O governo do presidente da Argentina, Javier Milei, vive dias de forte tensão, em meio a um clima de preocupação por sinais negativos em matéria econômica e faltando poucos dias para a eleição legislativa de 7 de setembro na província de Buenos Aires — onde vive um terço do eleitorado nacional —, e menos de três meses para as Legislativas nacionais, de 26 de outubro.
O vazamento de áudios sobre um suposto esquema de subornos na Agência Nacional de Deficiência (Andis, na sigla em espanhol) envolvendo a secretária-geral da Presidência, Karina Milei, irmã do chefe de Estado, provocou uma verdadeira tsunami política, com impacto negativo no mercado (a bolsa caiu e o dólar subiu) e, segundo analistas locais, um potencial custo político nas urnas.
Ontem, veículos de imprensa locais divulgaram novos áudios do ex-diretor da Andis, Diego Spagnuolo, até pouco tempo muito próximo de Milei, nos quais o ex-funcionário faz revelações sobre uma denúncia que já está sendo investigada pela Justiça. Paralelamente, Karina poderá ser convocada para dar explicações sobre o escândalo no Senado, onde o partido de Milei, A Liberdade Avança (LLA, na sigla em espanhol), não tem sequer uma cadeira.
Escudo legislativo
O Parlamento se tornou um ambiente hostil para o governo, que nas últimas semanas sofreu 12 derrotas consecutivas na Câmara. Com esse pano de fundo, o resultado das legislativas de setembro e outubro se tornou ainda mais importante para o presidente, que mantém um índice de popularidade entre 42% e 45%, segundo pesquisas locais, principalmente graças às suas conquistas econômicas. A mais importante delas continua sendo a redução expressiva da inflação, que chegou a 25% mensal em dezembro de 2023, mês em que Milei foi empossado, e fechou em 1,9% em julho passado.
— O problema deste escândalo é que ele coincide com um momento de ruptura das expectativas econômicas. A economia não está crescendo como se esperava, as taxas de juros estão altíssimas e os salários ainda não estão acompanhando a inflação — explica o analista Ignacio Labaqui, professor da Universidade Católica Argentina (UCA). — Em matéria política, falta muita habilidade.
Tudo isso tem gerado ruído entre economistas e investidores, que duvidam da sustentabilidade de Milei no médio prazo. O resultado da eleição será crucial para entender se o presidente argentino tem, de fato, força para avançar com seu programa de governo em reformas mais profundas e para pensar numa reeleição em 2027.

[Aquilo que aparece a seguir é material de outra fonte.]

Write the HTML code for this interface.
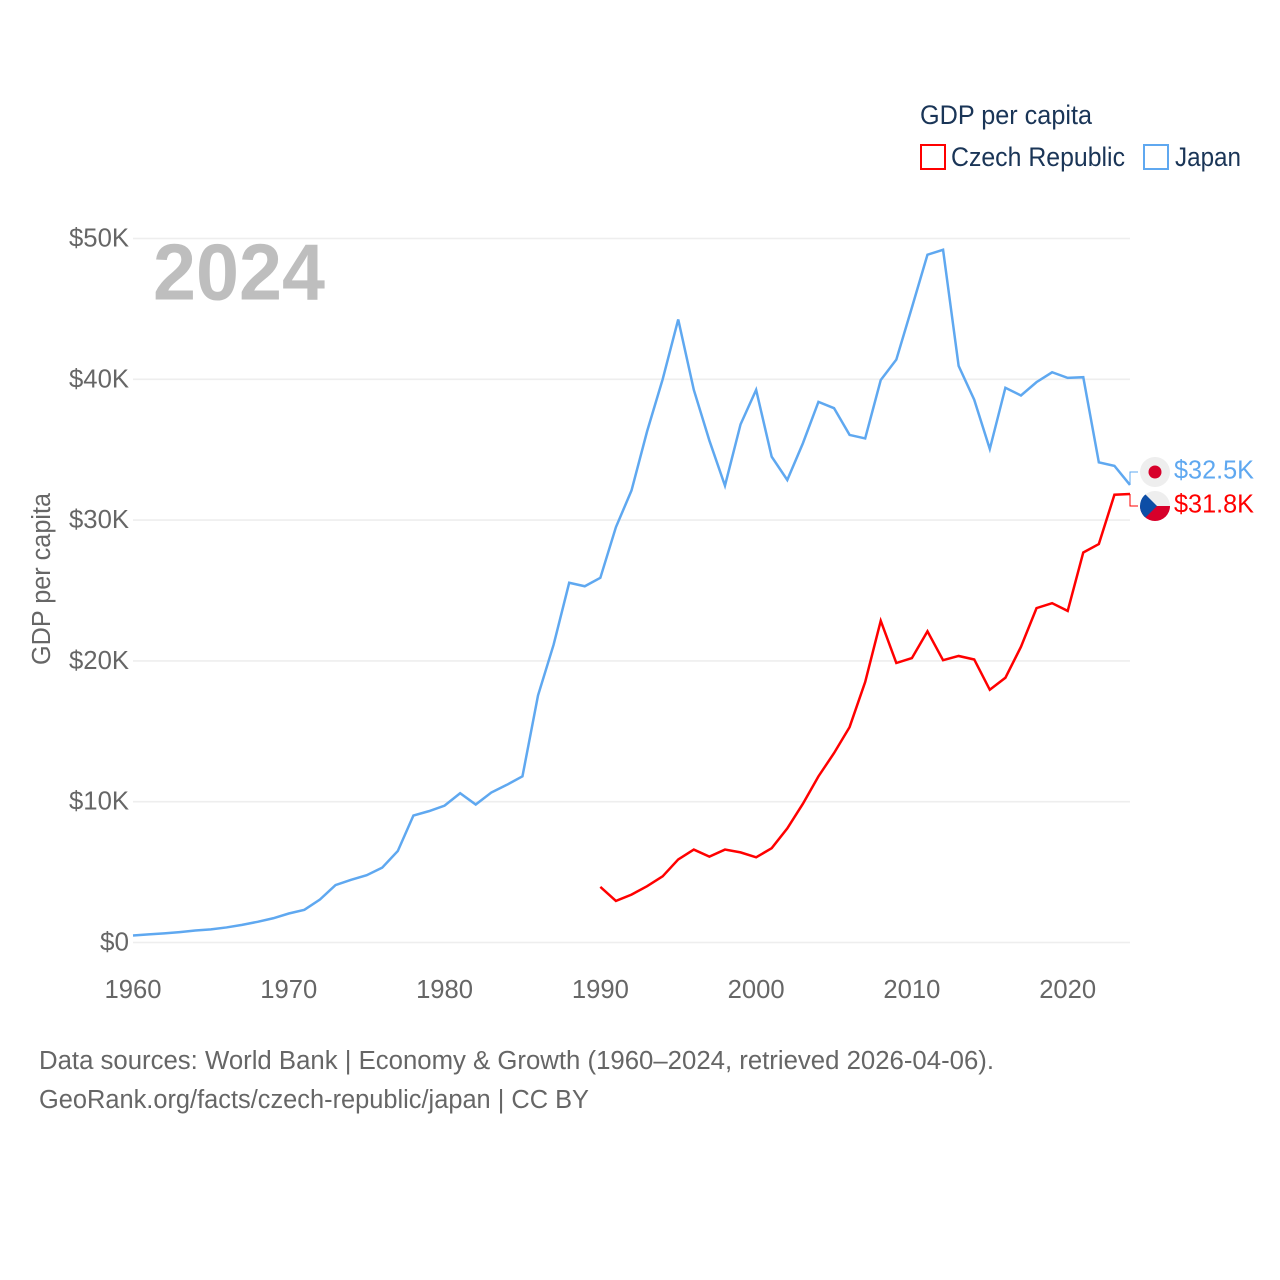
<!DOCTYPE html>
<html>
<head>
<meta charset="utf-8">
<title>GDP per capita: Czech Republic and Japan</title>
<style>
html,body{margin:0;padding:0;background:#fff}
svg{display:block}
text{font-family:"Liberation Sans",sans-serif}
.tick{font-size:25.5px;fill:#666}
.src{font-size:25.5px;fill:#666}
.leg{font-size:26.5px;fill:#1a3557}
</style>
</head>
<body>
<svg id="chart" xmlns="http://www.w3.org/2000/svg" width="1280" height="1280" viewBox="0 0 1280 1280">
  <rect width="1280" height="1280" fill="#fff"/>
  <g id="grid"></g>
  <g id="yticks"></g>
  <g id="xticks"></g>
  <text x="153" y="299.5" font-size="80" font-weight="bold" fill="#bebebe" textLength="172" lengthAdjust="spacingAndGlyphs">2024</text>
  <text class="tick" transform="translate(50,579) rotate(-90)" text-anchor="middle" textLength="172" lengthAdjust="spacingAndGlyphs">GDP per capita</text>
  <g id="series"></g>
  <g id="ends"></g>

  <g>
    <circle cx="1155" cy="472" r="15" fill="#eeeeee"/>
    <circle cx="1155" cy="472" r="6.5" fill="#d7002a"/>
  </g>
  <g>
    <clipPath id="czClip"><circle cx="1155" cy="506" r="15"/></clipPath>
    <g clip-path="url(#czClip)">
      <rect x="1140" y="491" width="30" height="15" fill="#eeeeee"/>
      <rect x="1140" y="506" width="30" height="15" fill="#d7002a"/>
      <polygon points="1140,489 1157,506 1140,523" fill="#0d4ea6"/>
    </g>
  </g>

  <g>
    <text class="leg" x="920" y="124" textLength="172" lengthAdjust="spacingAndGlyphs">GDP per capita</text>
    <g>
      <rect x="921" y="145" width="24" height="24" fill="#fff" stroke="#ff0000" stroke-width="2"/>
      <text class="leg" x="951" y="166" textLength="174" lengthAdjust="spacingAndGlyphs">Czech Republic</text>
    </g>
    <g>
      <rect x="1144" y="145" width="24" height="24" fill="#fff" stroke="#5fa8f0" stroke-width="2"/>
      <text class="leg" x="1175" y="166" textLength="66" lengthAdjust="spacingAndGlyphs">Japan</text>
    </g>
  </g>

  <text class="src" x="39" y="1069" textLength="955" lengthAdjust="spacingAndGlyphs">Data sources: World Bank | Economy &amp; Growth (1960–2024, retrieved 2026-04-06).</text>
  <text class="src" x="39" y="1108" textLength="550" lengthAdjust="spacingAndGlyphs">GeoRank.org/facts/czech-republic/japan | CC BY</text>
</svg>
<script>
const yTicks = [0, 10, 20, 30, 40, 50];
const xTicks = [1960, 1970, 1980, 1990, 2000, 2010, 2020];
const japanStart = 1960;
const japanValues = [0.5,0.58,0.65,0.74,0.85,0.93,1.07,1.25,1.47,1.72,2.06,2.32,3.05,4.08,4.45,4.78,5.32,6.5,9.02,9.33,9.72,10.6,9.8,10.65,11.2,11.8,17.55,21.15,25.55,25.3,25.9,29.5,32.1,36.3,40.0,44.25,39.25,35.65,32.45,36.8,39.25,34.5,32.85,35.45,38.4,37.95,36.05,35.8,39.95,41.4,45.1,48.85,49.2,40.95,38.55,35.05,39.4,38.85,39.8,40.5,40.1,40.15,34.1,33.85,32.5];
const czechStart = 1990;
const czechValues = [3.95,2.95,3.4,4.0,4.7,5.9,6.6,6.1,6.6,6.4,6.05,6.7,8.1,9.85,11.8,13.45,15.3,18.5,22.85,19.85,20.2,22.1,20.05,20.35,20.1,17.95,18.8,21.0,23.75,24.1,23.55,27.7,28.3,31.8,31.85];

const NS = 'http://www.w3.org/2000/svg';
const xScale = function (year) { return 133 + (year - 1960) * (1130 - 133) / 64; };
const yScale = function (v) { return 942.5 - v * (942.5 - 238.5) / 50; };
function make(tag, parent) {
  const el = document.createElementNS(NS, tag);
  parent.appendChild(el);
  return el;
}
const gridG = document.getElementById('grid');
const yG = document.getElementById('yticks');
const xG = document.getElementById('xticks');
const seriesG = document.getElementById('series');
const endsG = document.getElementById('ends');

yTicks.forEach(function (v) {
  const line = make('line', gridG);
  
  
  line.setAttribute('x1', 133);
  line.setAttribute('x2', 1130);
  line.setAttribute('y1', yScale(v));
  line.setAttribute('y2', yScale(v));
  line.setAttribute('stroke', '#eeeeee');
  line.setAttribute('stroke-width', 1.6);
  const label = v === 0 ? '$0' : '$' + v + 'K';
  const t = make('text', yG);
  
  
  t.setAttribute('class', 'tick');
  t.setAttribute('x', 129);
  t.setAttribute('y', yScale(v) + 8);
  t.setAttribute('text-anchor', 'end');
  t.setAttribute('textLength', v === 0 ? 29 : 60);
  t.setAttribute('lengthAdjust', 'spacingAndGlyphs');
  t.textContent = label;
});

xTicks.forEach(function (y) {
  const t = make('text', xG);
  
  
  t.setAttribute('class', 'tick');
  t.setAttribute('x', xScale(y));
  t.setAttribute('y', 998);
  t.setAttribute('text-anchor', 'middle');
  t.setAttribute('textLength', 57);
  t.setAttribute('lengthAdjust', 'spacingAndGlyphs');
  t.textContent = String(y);
});

function points(start, values) {
  return values.map(function (v, i) {
    return xScale(start + i).toFixed(2) + ',' + yScale(v).toFixed(2);
  }).join(' ');
}

const japanLine = make('polyline', seriesG);


japanLine.setAttribute('points', points(japanStart, japanValues));
japanLine.setAttribute('fill', 'none');
japanLine.setAttribute('stroke', '#5fa8f0');
japanLine.setAttribute('stroke-width', 2.5);

const czechLine = make('polyline', seriesG);


czechLine.setAttribute('points', points(czechStart, czechValues));
czechLine.setAttribute('fill', 'none');
czechLine.setAttribute('stroke', '#ff0000');
czechLine.setAttribute('stroke-width', 2.5);

const japanLast = japanValues[japanValues.length - 1];
const czechLast = czechValues[czechValues.length - 1];
const lastX = xScale(2024);

const japanConnector = make('polyline', endsG);


japanConnector.setAttribute('points', lastX + ',' + yScale(japanLast) + ' ' + lastX + ',472 1138,472');
japanConnector.setAttribute('fill', 'none');
japanConnector.setAttribute('stroke', '#5fa8f0');
japanConnector.setAttribute('stroke-width', 1);

const czechConnector = make('polyline', endsG);


czechConnector.setAttribute('points', lastX + ',' + yScale(czechLast) + ' ' + lastX + ',506 1138,506');
czechConnector.setAttribute('fill', 'none');
czechConnector.setAttribute('stroke', '#ff0000');
czechConnector.setAttribute('stroke-width', 1);

const japanEnd = make('text', endsG);


japanEnd.setAttribute('x', 1174);
japanEnd.setAttribute('y', 478.5);
japanEnd.setAttribute('font-size', 26);
japanEnd.setAttribute('fill', '#5fa8f0');
japanEnd.setAttribute('textLength', 80);
japanEnd.setAttribute('lengthAdjust', 'spacingAndGlyphs');
japanEnd.textContent = '$' + japanLast.toFixed(1) + 'K';

const czechEnd = make('text', endsG);


czechEnd.setAttribute('x', 1174);
czechEnd.setAttribute('y', 512.5);
czechEnd.setAttribute('font-size', 26);
czechEnd.setAttribute('fill', '#ff0000');
czechEnd.setAttribute('textLength', 80);
czechEnd.setAttribute('lengthAdjust', 'spacingAndGlyphs');
czechEnd.textContent = '$' + (Math.round(czechLast * 10 - 0.5) / 10).toFixed(1) + 'K';
</script>
</body>
</html>
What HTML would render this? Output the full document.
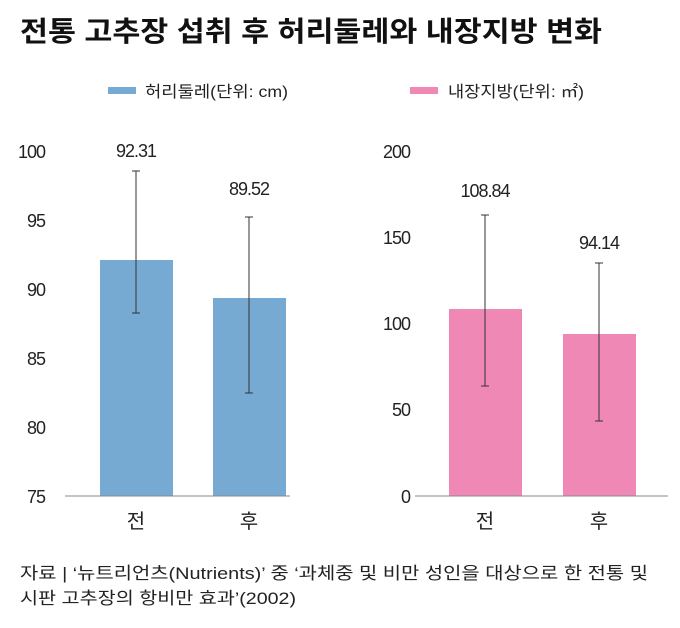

O que seria um resultado eleitoral bem-sucedido para o chefe de Estado? Conquistar, pelo menos, um terço da Câmara, que tem 257 cadeiras. Hoje, o LLA tem 39 deputados, e tentará renovar 8 nas próximas eleições. Milei precisa ter, no mínimo, 86 deputados para formar o que os analistas argentinos chamam de escudo legislativo, necessário para barrar, por exemplo, um pedido de impeachment.
— Quando escândalos de corrupção ocorrem em meio a um boom de consumo, os governos não são afetados. Mas, neste caso, temos uma sociedade queixosa sobre a economia. Milei foi eleito com muitos votos emprestados do centro, e esses eleitores podem estar com dúvidas — aponta Carlos Fara, diretor da Fara e Associados.
Uma delas é justamente sobre seu real compromisso com o combate à corrupção.
— Milei não fala mais em acabar com a casta; agora passou a falar em acabar com o kirchnerismo. É uma mudança importante — afirma Fara.
Para o analista, a Casa Rosada ainda está em condições de vencer a eleição, mas não com a vantagem que esperava. Ontem, a Universidade Di Tella informou que o Índice de Confiança no governo recuou quase 14%, a segunda maior queda dos últimos 20 meses. Fontes com acesso à Casa Rosada confirmam que estão sendo traçados novos cenários eleitorais menos otimistas para setembro e outubro.